On the day of the capture of Bhūridatta, his mother had a terrifying dream, and later, when Bhūridatta had been absent for a month, she grew very anxious and lamented piteously. A search was instituted - Kānārittha was sent to the deva world, Subhaga to Himavā, Sudassana and Accimukhī to the world of men. Sudassana went disguised as an ascetic, and Accimukhī, assuming the form of a frog, hid in his matted hair. They found ālambāyana making ready to give an exhibition of Bhūridatta's dancing before the king of Benares. Sudassana took up his stand at the edge of the crowd, and Bhūridatta, seeing him, went up to him. The crowd retreated in fear. When Bhūridatta was back in his basket, Sudassana challenged ālambāyana to prove that his magic powers were greater than those of Sudassana.
This challenge was accepted, and Sudassana called out to Accimukhī who, uttering the frog's cry, stood on his shoulder, and having spat drops of poison on to his palm, went back into his hair. Saying that the country would be destroyed if the poison fell on the earth, Sudassana had three holes dug, and filled the first with drugs, the second with cow dung, and the third with heavenly medicines. He poured the poison into the first hole; a flame instantly burst out, spread to the second, and, having travelled on to the third, consumed all the medicines and was extinguished. ālambāyana was standing near the last hole: the heat of the poison smote him, the colour of his skin changed, and he became a leper. Filled with terror, he set the Nāga free. Bhūridatta assumed a radiant form decked with all ornaments; so did Sudassana and Accimukhī. The king, on discovering that they were the children of Samuddajā, rejoiced greatly and entertained them. Bhūridatta returned to the Nāga world, the king accompanying him. The king stayed there for some days and then returned to his kingdom.
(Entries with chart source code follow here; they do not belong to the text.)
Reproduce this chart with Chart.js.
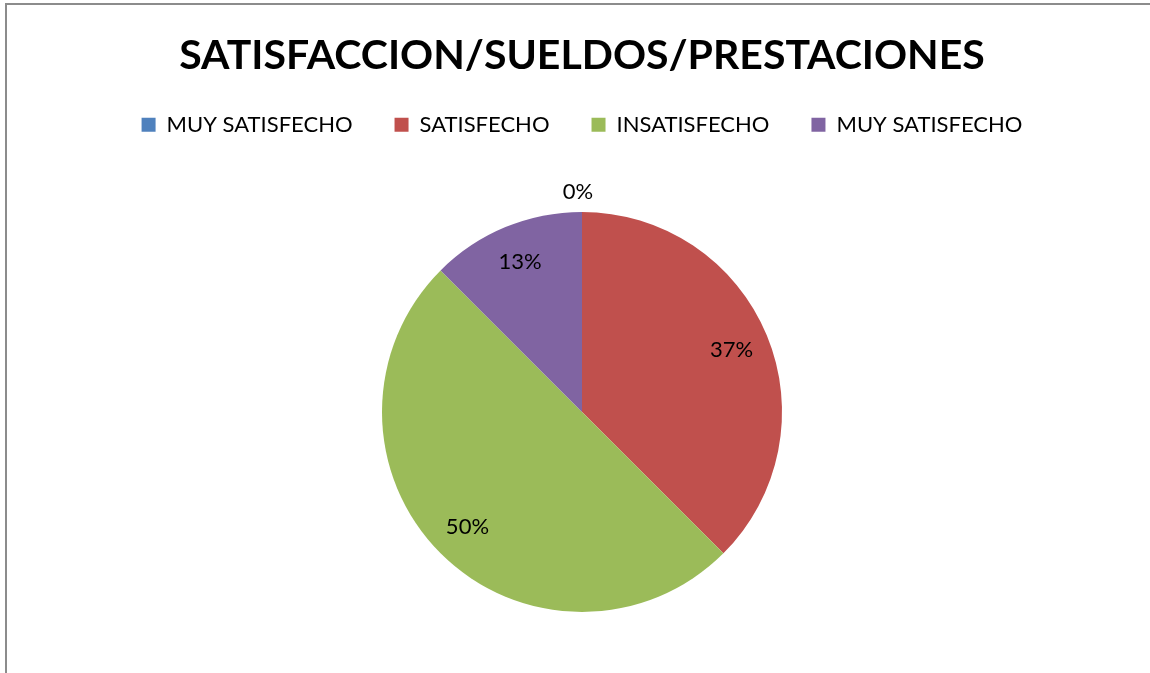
<!DOCTYPE html>
<html>
<head>
<meta charset="utf-8">
<script src="https://cdn.jsdelivr.net/npm/chart.js@4.4.0/dist/chart.umd.min.js"></script>
<style>
  html, body { margin: 0; padding: 0; background: #fff; overflow: hidden; }
  #frame {
    position: absolute; left: 5px; top: 3px; width: 1160px; height: 690px;
    border-left: 2px solid #8c8c8c; border-top: 2px solid #8c8c8c;
  }
  #wrap { position: absolute; left: 8px; top: 0; width: 1148px; height: 678px; }
</style>
</head>
<body>
<div id="frame"></div>
<div id="wrap"><canvas id="pie"></canvas></div>
<script>
'use strict';

// data
const categories = ['MUY SATISFECHO', 'SATISFECHO', 'INSATISFECHO', 'MUY SATISFECHO'];
const shares = [0, 37.5, 50, 12.5];
const shareLabels = ['0%', '37%', '50%', '13%'];
const colors = ['#4f81bd', '#c0504d', '#9bbb59', '#8064a2'];

const FONT = 'Lato, "Open Sans", sans-serif';

// percentage labels on the slices
const sliceLabels = {
  id: 'sliceLabels',
  afterDatasetsDraw(chart) {
    let ctx = chart.ctx;
    let meta = chart.getDatasetMeta(0);
    ctx.save();
    ctx.font = '22px ' + FONT;
    ctx.fillStyle = '#000';
    ctx.textAlign = 'center';
    ctx.textBaseline = 'middle';
    meta.data.forEach((arc, i) => {
      let p = arc.getProps(['x', 'y', 'startAngle', 'endAngle', 'outerRadius'], true);
      let mid = (p.startAngle + p.endAngle) / 2;
      let r = shares[i] === 0 ? p.outerRadius + 20 : p.outerRadius * 0.81;
      let x = p.x + Math.cos(mid) * r;
      let y = p.y + Math.sin(mid) * r;
      if (shares[i] === 0) x -= 4;
      ctx.fillText(shareLabels[i], x, y);
    });
    ctx.restore();
  }
};

new Chart(document.getElementById('pie'), {
  type: 'pie',
  data: {
    labels: categories,
    datasets: [{
      data: shares,
      backgroundColor: colors,
      borderWidth: 0,
      radius: 200
    }]
  },
  options: {
    responsive: true,
    maintainAspectRatio: false,
    animation: false,
    layout: { padding: 0 },
    plugins: {
      title: {
        display: true,
        text: 'SATISFACCION/SUELDOS/PRESTACIONES',
        color: '#000',
        font: { family: FONT, size: 41, weight: 'bold', lineHeight: 0.8 },
        padding: { top: 39, bottom: 0 }
      },
      legend: {
        position: 'top',
        labels: {
          color: '#000',
          font: { family: FONT, size: 22 },
          boxWidth: 14,
          boxHeight: 14,
          padding: 42
        }
      },
      tooltip: { enabled: false }
    }
  },
  plugins: [sliceLabels]
});
</script>
</body>
</html>
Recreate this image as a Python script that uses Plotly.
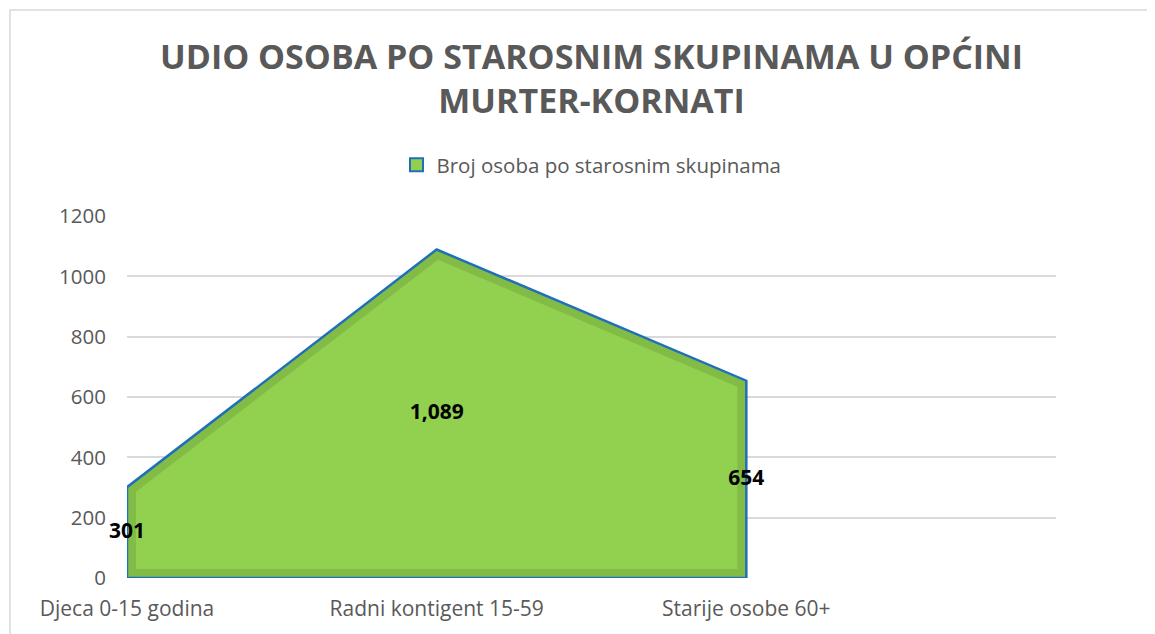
import numpy as np
import plotly.graph_objects as go

categories = ["Djeca 0-15 godina", "Radni kontigent 15-59", "Starije osobe 60+"]
values = [301, 1089, 654]
series_name = "Broj osoba po starosnim skupinama"
title_text = "UDIO OSOBA PO STAROSNIM SKUPINAMA U OPĆINI<br>MURTER-KORNATI"
y_ticks = [0, 200, 400, 600, 800, 1000, 1200]

OFF = 8  # page body margin
W, H = 1155 - OFF, 634 - OFF
ML, MT = 127 - OFF, 216 - OFF
MR = W - (1056 - OFF)
MB = H - (578 - OFF)
X_RANGE = [0, 3]
Y_RANGE = [0, 1200]
pw = W - ML - MR
ph = H - MT - MB
sx = pw / (X_RANGE[1] - X_RANGE[0])
sy = ph / (Y_RANGE[1] - Y_RANGE[0])

xi = list(range(len(values)))
# closed outline polygon (counter-clockwise): baseline, right edge, data, left edge
poly_x = [xi[0], xi[-1]] + xi[::-1]
poly_y = [0, 0] + values[::-1]

# inner polygon (inset band like the Excel bevel)
def inset(px, py, d):
    P = np.column_stack([np.array(px) * sx, np.array(py) * sy])
    n = len(P)
    lines = []
    for i in range(n):
        a, b = P[i], P[(i + 1) % n]
        t = (b - a) / np.linalg.norm(b - a)
        nrm = np.array([-t[1], t[0]])
        lines.append((a + d * nrm, t))
    out = []
    for i in range(n):
        p1, t1 = lines[i - 1]
        p2, t2 = lines[i]
        A = np.column_stack([t1, -t2])
        s = np.linalg.solve(A, p2 - p1)
        out.append(p1 + s[0] * t1)
    out = np.array(out)
    return list(out[:, 0] / sx), list(out[:, 1] / sy)

in_x, in_y = inset(poly_x, poly_y, 9)

fig = go.Figure()
fig.add_trace(go.Scatter(
    x=poly_x + [poly_x[0]], y=poly_y + [poly_y[0]],
    fill="toself", fillcolor="#82BC47", mode="lines",
    line=dict(color="#1F70B8", width=2.5),
    name=series_name, showlegend=False, hoverinfo="skip",
))
fig.add_trace(go.Scatter(
    x=in_x + [in_x[0]], y=in_y + [in_y[0]],
    fill="toself", fillcolor="#92D050", mode="lines",
    line=dict(width=0, color="#92D050"),
    showlegend=False, hoverinfo="skip",
))
fig.add_trace(go.Scatter(
    x=xi, y=[v / 2 for v in values], mode="text",
    text=[f"{v:,}" for v in values],
    textfont=dict(family="Open Sans", size=21, color="#000000", weight="bold"),
    showlegend=False, hoverinfo="skip", cliponaxis=False,
))
# legend entry (square swatch)
fig.add_trace(go.Scatter(
    x=[None], y=[None], mode="markers", name=series_name,
    marker=dict(symbol="square", size=13, color="#92D050",
                line=dict(color="#1F70B8", width=2)),
    showlegend=True,
))

fig.update_layout(
    width=W, height=H,
    margin=dict(l=ML, r=MR, t=MT, b=MB),
    paper_bgcolor="white", plot_bgcolor="white",
    font=dict(family="Open Sans", color="#595959"),
    title=dict(
        text=title_text, x=0.5, xref="paper", xanchor="center",
        y=1 - 61 / H, yref="container", yanchor="top",
        font=dict(family="Open Sans", size=34, color="#595959", weight="bold"),
    ),
    legend=dict(
        orientation="h", x=0.5, xanchor="center", xref="paper",
        y=1 - (165 - OFF) / H, yref="container", yanchor="middle",
        font=dict(family="Open Sans", size=20.5, color="#595959"),
        itemwidth=30,
    ),
    xaxis=dict(
        range=X_RANGE, tickmode="array", tickvals=xi, ticktext=categories,
        showgrid=False, zeroline=False, showline=False,
        tickfont=dict(family="Open Sans", size=21, color="#595959"),
        ticklabelstandoff=16,
    ),
    yaxis=dict(
        range=Y_RANGE, tickmode="array", tickvals=y_ticks,
        showgrid=True, gridcolor="#D9D9D9", gridwidth=1.5,
        zeroline=False, showline=False,
        tickfont=dict(family="Open Sans", size=20.5, color="#595959"),
        ticklabelstandoff=20,
    ),
    shapes=[dict(
        type="rect", xref="paper", yref="paper",
        x0=(10 - OFF - ML) / pw, x1=(W + 20 - ML) / pw,
        y0=-(H + 20 - (H - MB)) / ph, y1=((H - MB) - (10 - OFF)) / ph,
        line=dict(color="#D9D9D9", width=1.5), fillcolor="rgba(0,0,0,0)",
        layer="below",
    )],
)

fig.write_html("out.html")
Subhaga, in the course of his wanderings, came across Somadatta's father, and, on discovering that it was he who had betrayed Bhūridatta, snatched him away into the Nāga world, after first nearly drowning him in the whirlpools of the Yamunā. Kānārittha, who was guarding the entrance to the room where Bhūridatta lay ill and tired after his experiences, protested against Subhaga's ill treatment of a brahmin, and described the greatness of the brahmins and the importance of holding sacrifices and of learning the Vedas. The Nāgas, who were listening, were greatly impressed, and Bhūridatta, seeing them in danger of accepting false doctrine, sent for Kānārittha, confuted his arguments, and converted the Nāgas to the right view. Some time after, Bhūridatta, with his retinue, and followed by Dhatarattha, Samuddajā, and their other children, visited his grandfather Brahmadatta, who had become an ascetic. There they met Sāgara Brahmadatta, now king of Benares, and great was the rejoicing over their reunion. Samuddajā then returned with her family to the Nāga world, where they lived happily to the end of their days.
The story was related in reference to some laymen of Sāvatthi who kept the fast diligently.
Devadatta is identified with ālambāyana, Ananda with Somadatta, Uppalavannā with Accimukhī, Sāriputta with Sudassana, Moggallāna with Subhaga, and Sunakkhatta with Kānārittha (J.vi.157 219).
The story of Bhūridatta is found also in the Cariyāpitaka (Cyp.ii.2) as the Bhūridatta cariyā, to illustrate Sīlapāramitā. In the fifteenth century Ratthasāra, a monk of Ava, wrote a metrical version of the Bhūridatta Jātaka. Sās.99.